The new facilities bring the company’s total to 59 data centers in 19 countries, including four in Australia, five in the UK and 23 in the US.

Shaky ground 

IBM pilgrimage
– Sebastian Moss/DCD

In the first quarter of 2017, IBM had the third largest share of the cloud market after AWS and Microsoft Azure.

The company reported its second quarter results yesterday, and found that its net income has decreased by two percent since Q2 last year, marking the 21st consecutive quarter of revenue decline. Despite this, IBM’s cloud revenue is up 17 percent year-on-year (with adjusted currency, 15 without). In 2016, its cloud revenue grew by 35 percent.

IBM has stated that it expects revenues from so-called strategic imperatives (such as AI and cloud computing) to increase in the second half of 2017 as a result of having signed new cloud contracts, including a 10 year cloud outsourcing deal with Lloyds Bank and a joint venture with China’s Dalian Wanda.

According to Synergy Research, overall cloud revenues worldwide are expected to increase between 23 and 29 percent on average every year for the next five years, meaning there is more room for IBM’s cloud to grow.

The company believes that becoming the first cloud platform to adopt the EU’s Data Protection Code of Conduct for Cloud Service Providers, the official recommendation set out ahead of adoption of GDPR, means that organizations seeking out security in the cloud will flock to its services.

IBM’s chief financial officer Martin Schroeter also stated that the company’s “cognitive cloud” - i.e. its cloud platform combined with cognitive computing system, Watson - will give it the upper hand over other cloud providers.

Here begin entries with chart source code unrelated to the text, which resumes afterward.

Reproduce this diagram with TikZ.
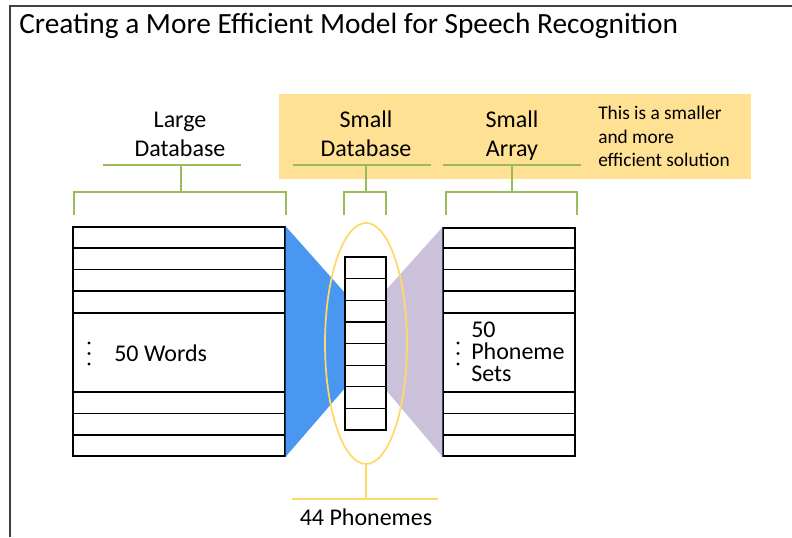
\documentclass[tikz,border=0pt]{standalone}
\usepackage{fontspec}
\setmainfont{Carlito}
\usepackage{tikz}
\usetikzlibrary{positioning,shapes.geometric}

\definecolor{frameGray}{HTML}{404040}
\definecolor{bracketGreen}{HTML}{9BBB59}
\definecolor{hlGold}{HTML}{FFE194}
\definecolor{ringGold}{HTML}{FFD966}
\definecolor{wordBlue}{HTML}{4A97F2}
\definecolor{setPurple}{HTML}{CCC1DA}

\begin{document}
\begin{tikzpicture}[
  x=0.75pt, y=-0.75pt,
  every node/.style={font=\fontsize{18pt}{21.6pt}\selectfont, inner sep=0pt},
  bracket/.style={draw=bracketGreen, line width=1.5pt},
  ringline/.style={draw=ringGold, line width=1.3pt},
  tbl/.style={draw, line width=1pt, fill=white},
  rowline/.style={line width=0.9pt},
  lbl/.style={align=center, anchor=base}
]
\useasboundingbox (0,0) rectangle (792,537);

% frame and title
\draw[frameGray, line width=1.5pt] (10,537) -- (10,6) -- (792,6);
\node[anchor=base west, font=\fontsize{22pt}{26pt}\selectfont] (title) at (19,33)
  {Creating a More Efficient Model for Speech Recognition};

% highlighted part
\fill[hlGold] (279,94) rectangle (751,179);

% labels
\node[lbl] (lgName) at (180,156) {Large\\Database};
\node[lbl] (smName) at (366,156) {Small\\Database};
\node[lbl] (arName) at (512,156) {Small\\Array};
\node[anchor=west, align=left, font=\fontsize{14.5pt}{17.6pt}\selectfont] (note)
  at (598,136.5) {This is a smaller\\and more\\efficient solution};

% brackets
\draw[bracket] (103,165) -- (241,165) (181,165) -- (181,192)
  (74,215) |- (286,192) -- (286,215);
\draw[bracket] (293,165) -- (431,165) (366,165) -- (366,192)
  (344,215) |- (386,192) -- (386,215);
\draw[bracket] (443,165) -- (581,165) (512,165) -- (512,192)
  (446,215) |- (577,192) -- (577,215);

% tables
\node[tbl, minimum width=159pt, minimum height=171.75pt] (words) at (179,341.5) {};
\node[tbl, minimum width=99pt, minimum height=171pt] (sets) at (509,342) {};

% funnels
\fill[wordBlue] (words.north east) -- (345,293) -- (345,388) -- (words.south east) -- cycle;
\fill[setPurple] (386,290) -- (sets.north west) -- (sets.south west) -- (386,390) -- cycle;

% phonemes
\node[ellipse, ringline, minimum width=61.5pt, minimum height=180.75pt] (ring) at (366,343.5) {};
\node[tbl, minimum width=30.75pt, minimum height=129.75pt] (phon) at (365.5,343.5) {};
\foreach \y in {278.6,300.25,321.9,343.5,365.1,386.75,408.4}
  \draw[rowline] (345,\y) -- (386,\y);
\draw[ringline] (ring.south) -- (366,499);
\draw[ringline] (292,499) -- (438,499);
\node[anchor=base] (phonTxt) at (366,525) {44 Phonemes};

\foreach \y in {248,269.5,291,313,392,413.5,435}{
  \draw[rowline] (73,\y) -- (285,\y);
  \draw[rowline] (443,\y) -- (575,\y);
}
% row dots
\foreach \y in {343,353.5,364}{
  \fill (89,\y) circle (1.2pt);
  \fill (458,\y) circle (1.2pt);
}
\node[anchor=west] (wordsTxt) at (114,353) {50 Words};
\node[anchor=west, align=left, font=\fontsize{18pt}{16.5pt}\selectfont] (setsTxt)
  at (471,352) {50\\Phoneme\\Sets};
\end{tikzpicture}
\end{document}
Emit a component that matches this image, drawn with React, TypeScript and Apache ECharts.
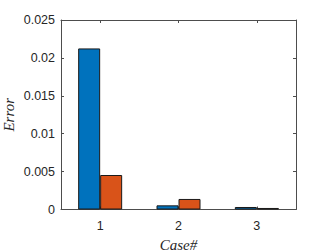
import React, { useEffect, useRef } from "react";
import * as echarts from "echarts";

const categories = ["1", "2", "3"];
const seriesA = [0.02125, 0.00055, 0.00033];
const seriesB = [0.00455, 0.00139, 0.0002];
const yTicks = [0, 0.005, 0.01, 0.015, 0.02, 0.025];

export default function App() {
  const ref = useRef<HTMLDivElement>(null);
  useEffect(() => {
    if (!ref.current) return;
    const chart = echarts.init(ref.current, null, { renderer: "svg" });
    const axisColor = "#4d4d4d";
    const labelStyle = { color: "#262626", fontSize: 12.5, fontFamily: "Liberation Sans, Arial, sans-serif" };
    const nameStyle = { fontFamily: "Liberation Serif, DejaVu Serif, serif", fontStyle: "italic", fontSize: 15, color: "#262626" };
    chart.setOption({
      animation: false,
      backgroundColor: "#ffffff",
      grid: { left: 61, top: 20, right: 31, bottom: 42.5, containLabel: false, outerBoundsMode: "none" },
      xAxis: [
        {
          type: "category",
          data: categories,
          boundaryGap: true,
          name: "Case#",
          nameLocation: "middle",
          nameGap: 23,
          nameTextStyle: nameStyle,
          axisLine: { show: true, lineStyle: { color: axisColor, width: 1 } },
          axisTick: { show: true, inside: true, alignWithLabel: true, length: 3, lineStyle: { color: axisColor } },
          axisLabel: { ...labelStyle, margin: 10 },
          splitLine: { show: false },
        },
        {
          type: "category",
          data: categories,
          position: "top",
          boundaryGap: true,
          axisLine: { show: true, onZero: false, lineStyle: { color: axisColor, width: 1 } },
          axisTick: { show: true, inside: true, alignWithLabel: true, length: 3, lineStyle: { color: axisColor } },
          axisLabel: { show: false },
          splitLine: { show: false },
        },
      ],
      yAxis: [
        {
          type: "value",
          min: 0,
          max: yTicks[yTicks.length - 1],
          interval: 0.005,
          name: "Error",
          nameLocation: "middle",
          nameGap: 45,
          nameMoveOverlap: false,
          nameTextStyle: nameStyle,
          axisLine: { show: true, lineStyle: { color: axisColor, width: 1 } },
          axisTick: { show: true, inside: true, length: 3, lineStyle: { color: axisColor } },
          axisLabel: { ...labelStyle, margin: 6, formatter: (v: number) => String(+v.toFixed(3)) },
          splitLine: { show: false },
        },
        {
          type: "value",
          min: 0,
          max: yTicks[yTicks.length - 1],
          interval: 0.005,
          position: "right",
          axisLine: { show: true, onZero: false, lineStyle: { color: axisColor, width: 1 } },
          axisTick: { show: true, inside: true, length: 3, lineStyle: { color: axisColor } },
          axisLabel: { show: false },
          splitLine: { show: false },
        },
      ],
      series: [
        {
          type: "bar",
          data: seriesA,
          barWidth: 22,
          barGap: "0%",
          itemStyle: { color: "#0072BD", borderColor: "#1a1a1a", borderWidth: 1 },
        },
        {
          type: "bar",
          data: seriesB,
          barWidth: 22,
          barGap: "0%",
          itemStyle: { color: "#D95319", borderColor: "#1a1a1a", borderWidth: 1 },
        },
      ],
    });
    return () => chart.dispose();
  }, []);
  return <div ref={ref} style={{ width: 327, height: 252, position: "absolute", left: 0, top: 0 }} />;
}
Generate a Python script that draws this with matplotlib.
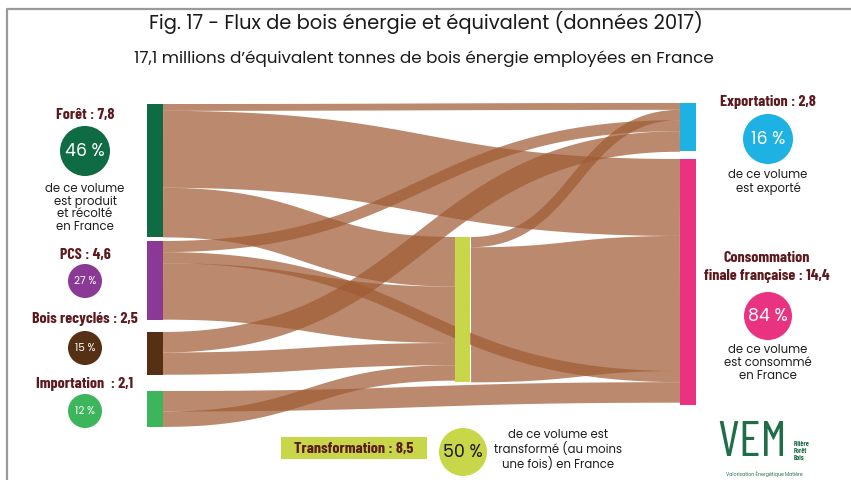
import numpy as np
import matplotlib.pyplot as plt
from matplotlib.patches import Rectangle, Circle
from matplotlib import font_manager

# ---- data (millions de tonnes, données 2017) ----
src_names = ["Forêt", "PCS", "Bois recyclés", "Importation"]
src_vals = [7.8, 4.6, 2.5, 2.1]
src_pct = ["46 %", "27 %", "15 %", "12 %"]
dst_names = ["Exportation", "Consommation"]
dst_vals = [2.8, 14.4]
dst_pct = ["16 %", "84 %"]
mid_name = "Transformation"
mid_val = 8.5
mid_pct = "50 %"

flow_src = ["Forêt", "Forêt", "Forêt", "PCS", "PCS", "PCS",
            "Bois recyclés", "Bois recyclés", "Importation", "Importation",
            "Transformation", "Transformation"]
flow_dst = ["Exportation", "Consommation", "Transformation",
            "Exportation", "Consommation", "Transformation",
            "Exportation", "Transformation", "Consommation", "Transformation",
            "Exportation", "Consommation"]
flow_vals = [0.4, 4.5, 2.9, 0.65, 0.65, 3.3, 1.2, 1.3, 1.2, 0.9, 0.6, 7.9]

# order of incoming bands at each target node (top to bottom)
in_order = {
    "Exportation": ["Forêt", "Transformation", "PCS", "Bois recyclés"],
    "Consommation": ["Forêt", "Transformation", "PCS", "Importation"],
    "Transformation": ["Forêt", "PCS", "Bois recyclés", "Importation"],
}

# ---- fonts ----
fonts = font_manager.fontManager.ttflist
installed = {f.name for f in fonts}
# Montserrat only if a regular (400) face is there, else a close geometric one
if any(f.name == "Montserrat" and f.weight in (400, "normal", "regular") for f in fonts):
    body = ["Montserrat", "DejaVu Sans"]
elif "Poppins" in installed:
    body = ["Poppins", "DejaVu Sans"]
else:
    body = ["DejaVu Sans"]
cond = ["Barlow Condensed", "DejaVu Sans"] if "Barlow Condensed" in installed else ["DejaVu Sans"]

# ---- layout ----
W, H = 851, 481
scale = 17.1  # px per million t
colors = {"Forêt": "#0e6b43", "PCS": "#8a3a95", "Bois recyclés": "#553014",
          "Importation": "#3db55b", "Transformation": "#c8d74a",
          "Exportation": "#1eb1e4", "Consommation": "#ea3380"}
node_x = {"Forêt": 147, "PCS": 147, "Bois recyclés": 147, "Importation": 147,
          "Transformation": 455, "Exportation": 680, "Consommation": 680}
node_top = {"Forêt": 105, "PCS": 242, "Bois recyclés": 333, "Importation": 392,
            "Transformation": 238, "Exportation": 104, "Consommation": 160}
node_w = 16
node_vals = dict(zip(src_names + dst_names + [mid_name],
                     src_vals + dst_vals + [mid_val]))

label_col = "#5c1a1e"
body_col = "#1e1e1e"
flow_col = "#9f5a33"
logo_col = "#1f6e47"

fig = plt.figure(figsize=(W / 100, H / 100), dpi=100)
ax = fig.add_axes([0, 0, 1, 1])
ax.set_xlim(0, W)
ax.set_ylim(H, 0)
ax.axis("off")

# frame
ax.plot([7, 7, W], [H, 9.5, 9.5], color="#9a9a9a", lw=1.6, solid_capstyle="butt")


def band(x0, y0, x1, y1, h):
    t = np.linspace(0, 1, 80)
    xm = (x0 + x1) / 2
    bx = (1 - t) ** 3 * x0 + 3 * (1 - t) ** 2 * t * xm + 3 * (1 - t) * t ** 2 * xm + t ** 3 * x1
    by = (1 - t) ** 3 * y0 + 3 * (1 - t) ** 2 * t * y0 + 3 * (1 - t) * t ** 2 * y1 + t ** 3 * y1
    ax.plot(bx, by, color=flow_col, alpha=0.71, lw=h * 72 / 100,
            solid_capstyle="butt", zorder=1)


# stacking offsets
out_off = {k: 0.0 for k in node_vals}
in_pos = {}
for dst, order in in_order.items():
    off = 0.0
    for s in order:
        in_pos[(s, dst)] = off
        i = [j for j in range(len(flow_vals)) if flow_src[j] == s and flow_dst[j] == dst][0]
        off += flow_vals[i] * scale

for s, d, v in zip(flow_src, flow_dst, flow_vals):
    h = v * scale
    y0 = node_top[s] + out_off[s] + h / 2
    out_off[s] += h
    y1 = node_top[d] + in_pos[(s, d)] + h / 2
    band(node_x[s] + node_w, y0, node_x[d], y1, h)

# nodes
for n, v in node_vals.items():
    w = 15 if n == mid_name else node_w
    ax.add_patch(Rectangle((node_x[n], node_top[n]), w, v * scale,
                           color=colors[n], lw=0, zorder=3))

# titles
ax.text(426, 22, "Fig. 17 - Flux de bois énergie et équivalent (données 2017)",
        ha="center", va="center", fontsize=14, color="#1a1a1a", family=body)
ax.text(424, 59, "17,1 millions d’équivalent tonnes de bois énergie employées en France",
        ha="center", va="center", fontsize=12.1, color="#1a1a1a", family=body)

# left labels
fmt = lambda v: f"{v:.1f}".replace(".", ",")
lab_y = [115, 255, 319, 384]
circ_y = [152, 282, 349, 412]
circ_r = [25, 17, 17, 17]
for name, v, p, ly, cy, r in zip(src_names, src_vals, src_pct, lab_y, circ_y, circ_r):
    sep = "  : " if name == "Importation" else " : "
    ax.text(85, ly, name + sep + fmt(v), ha="center", va="center", fontsize=11.5,
            fontweight="bold", color=label_col, family=cond)
    ax.add_patch(Circle((85, cy), r, color=colors[name], lw=0))
    ax.text(85, cy, p, ha="center", va="center", color="white",
            fontsize=12.5 if r > 20 else 7.5, family=body)
ax.text(85, 208, "de ce volume\nest produit\net récolté\nen France", ha="center",
        va="center", fontsize=8.4, color=body_col, family=body, linespacing=1.1)

# right labels
ax.text(768, 102, "Exportation : " + fmt(dst_vals[0]), ha="center", va="center",
        fontsize=11.5, fontweight="bold", color=label_col, family=cond)
ax.add_patch(Circle((768, 140), 25, color=colors["Exportation"], lw=0))
ax.text(768, 140, dst_pct[0], ha="center", va="center", color="white",
        fontsize=12.5, family=body)
ax.text(768, 182, "de ce volume\nest exporté", ha="center", va="center",
        fontsize=8.4, color=body_col, family=body, linespacing=1.1)

ax.text(767, 267, "Consommation\nfinale française : " + fmt(dst_vals[1]),
        ha="center", va="center", fontsize=11.5, fontweight="bold",
        color=label_col, family=cond, linespacing=1.3)
ax.add_patch(Circle((768, 317), 24, color=colors["Consommation"], lw=0))
ax.text(768, 317, dst_pct[1], ha="center", va="center", color="white",
        fontsize=12.5, family=body)
ax.text(768, 363, "de ce volume\nest consommé\nen France", ha="center",
        va="center", fontsize=8.4, color=body_col, family=body, linespacing=1.1)

# transformation box
ax.add_patch(Rectangle((281, 438), 146, 22, color=colors[mid_name], lw=0))
ax.text(354, 449.5, mid_name + " : " + fmt(mid_val), ha="center", va="center",
        fontsize=11.5, fontweight="bold", color=label_col, family=cond)
ax.add_patch(Circle((463, 453), 24, color=colors[mid_name], lw=0))
ax.text(463, 453, mid_pct, ha="center", va="center", color="#1a1a1a",
        fontsize=12.5, family=body)
ax.text(558, 450, "de ce volume est\ntransformé (au moins\nune fois) en France",
        ha="center", va="center", fontsize=8.4, color=body_col, family=body,
        linespacing=1.1)

# logo
ax.text(752, 444, "VEM", ha="center", va="center", fontsize=36, color=logo_col,
        family=cond)
ax.text(794, 451, "Filière\nForêt\nBois", ha="left", va="center", fontsize=5,
        color=logo_col, family=cond, fontweight="bold", linespacing=1.2)
ax.text(764, 474, "Valorisation Énergétique Matière", ha="center", va="center",
        fontsize=3.4, color=logo_col, family=body)

fig.savefig("out.png", dpi=100)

At the same time, Wall Street analysts at Jeffries have suggested that, even though IBM offers “one of the most complete cognitive platforms available in the marketplace today,” it is also one of the most complex, requiring ”significant consulting work to gather and curate data.” Furthermore, the report found that IBM is not employing nearly as many AI experts as its rivals, meaning the system could soon become obsolete.